With seven cases confirmed in the West African nation, including three deaths, officials declare new Ebola outbreak.
Guinea has declared an Ebola epidemic after three people died and four others tested positive for the virus in the country’s southeast.
The seven people fell ill with diarrhoea, vomiting and bleeding after attending a burial in Goueke, near the Liberian border. The infected patients have been isolated in treatment centres, the health ministry said on Sunday.
“Faced with this situation and in accordance with international health regulations, the Guinean government declares an Ebola epidemic,” the ministry said in a statement.
One of the victims was a nurse who fell ill in late January and was buried on February 1, National Health Security Agency chief Sakoba Keita told local media.
“Some people who took part in this funeral began to have symptoms of diarrhoea, vomiting, bleeding and fever a few days later,” he said.
Health Minister Remy Lamah said officials were “really concerned” about the deaths, the first since a 2013-2016 epidemic – which began in Guinea – left 11,300 dead across West Africa. The vast majority of cases were in Guinea, Liberia and Sierra Leone.
Fighting Ebola again will place additional strain on health services in Guinea during the coronavirus pandemic. The country of some 12 million has so far recorded 14,895 coronavirus infections and 84 deaths.
The Ebola virus causes severe vomiting and diarrhoea and is spread through contact with body fluids. It has a much higher death rate than COVID-19, but unlike coronavirus it is not transmitted by asymptomatic carriers.
A second round of tests is being carried out to confirm the latest Ebola diagnosis and health workers are working to trace and isolate the contacts of the cases, state health agency ANSS said.
It reported Guinea would contact the World Health Organization (WHO) and other international health agencies to acquire Ebola vaccines. The vaccines have greatly improved survival rates in recent years.
“WHO is ramping up readiness & response efforts to this potential resurgence of #Ebola in West Africa, a region which suffered so much from Ebola in 2014,” the agency’s regional director for Africa Matshidiso Moeti said on Twitter.
WHO has viewed each new outbreak since 2016 with great concern, treating a recent one in the Democratic Republic of the Congo (DRC) as an international health emergency.
On Sunday, WHO chief Tedros Adhanom Ghebreyesus tweeted the agency had been informed of suspected cases of the deadly disease in Guinea.
“Confirmatory testing under way,” the tweet said, adding the WHO’s regional and country offices were “supporting readiness and response efforts”.
Speaking to Al Jazeera from the Guinean capital, Conakry, Dr Yuma Taido – of the International Federation of Red Cross and Red Crescent Societies – said it was not clear how people had come into contact with the virus.
“We are preparing to manage the outbreak.
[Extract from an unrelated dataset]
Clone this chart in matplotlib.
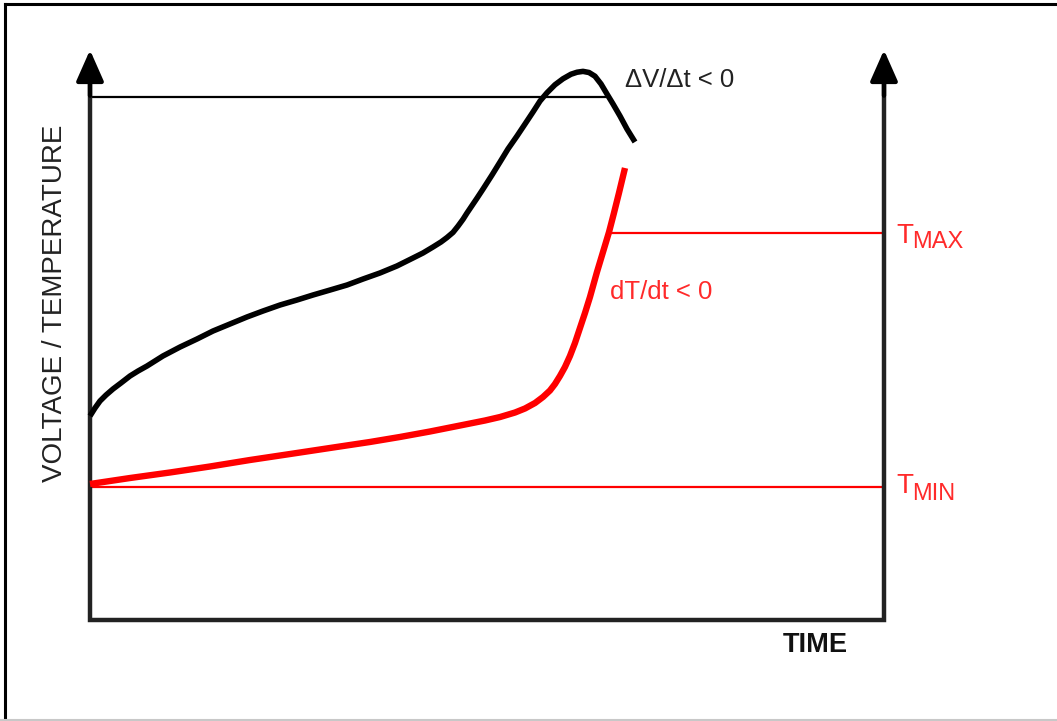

We can’t explain yet how this epidemic came about. The response team are heading to the epicentre of the outbreak from today,” Taido said.
Meanwhile next door in Liberia, President George Weah on Sunday put his country’s health authorities on heightened alert.
Weah “has mandated the Liberian health authorities and related stakeholders in the sector to heighten the country’s surveillance and preventative activities in the wake of reports of the emergence of the deadly Ebola virus disease in neighbouring Guinea”, his office said in a statement.
Neighouring DRC has faced several outbreaks of the illness, with the WHO on Thursday confirming a resurgence three months after authorities declared the end of the country’s latest outbreak.
DRC, which declared the six-month epidemic over in November, confirmed a fourth case in North Kivu province on Sunday.
The widespread use of Ebola vaccinations, which were administered to more than 40,000 people, helped curb the disease.
The 2013-2016 spread sped up the development of the vaccine against Ebola, with a global emergency stockpile of 500,000 doses planned to respond quickly to future outbreaks, the vaccine alliance Gavi said in January.